The first mosasaur fossils were discovered in a limestone quarry at Maastricht in the Netherlands, and since then they’ve become some of the most popular fossils of marine reptiles. They breathed air (didn’t have gills), were powerful swimmers, and were well-adapted to living in the warm, shallow seas of the Cretaceous. They measured between 1 and 17 meters long and were so well adapted to this environment that they actually gave birth to live young without returning to the shore, as modern sea turtles do. But they may have been even more special, according to a new study.
The study found that the aquatic lizards were in fact warm-blooded, having the ability called “thermoregulation.”
“There was a paper published in Science in 2010 reporting the thermoregulation in marine reptiles at the time of the dinosaurs focusing on the iconic extinct taxa: ichthyosaurs, plesiosaurs and mosasaurs,” said author of the new study Alberto Perez-Huerta, an associate professor of geology at the University of Alabama. “This conclusion bothered me a bit because there was not a warm-blooded member organism used for comparison, and we know that size can matter in terms of thermoregulation.”

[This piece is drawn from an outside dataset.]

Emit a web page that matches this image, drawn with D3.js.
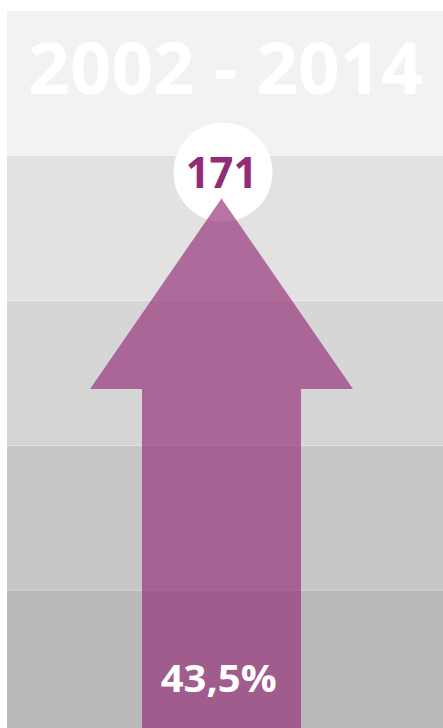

The researchers conducted an isotope analysis on mosasaur fossils from the University of Alabama collection, comparing them to similar analysis on modern cold-blooded reptiles, as well as warm-blooded organisms like birds. They found more similarities to warm-blooded creatures, indicating that mosasaurs did practice thermoregulation.
“The findings of the present study support that mosasaurs were able to maintain a higher internal temperature independent of the ambient seawater temperature and were likely endotherms (warm-blooded), with values closer to contemporaneous fossil and modern birds and higher than fish and turtles,” the study said. “Although there are small differences of body temperature among mosasaur genera, these are independent of size, and thus inferred body mass.”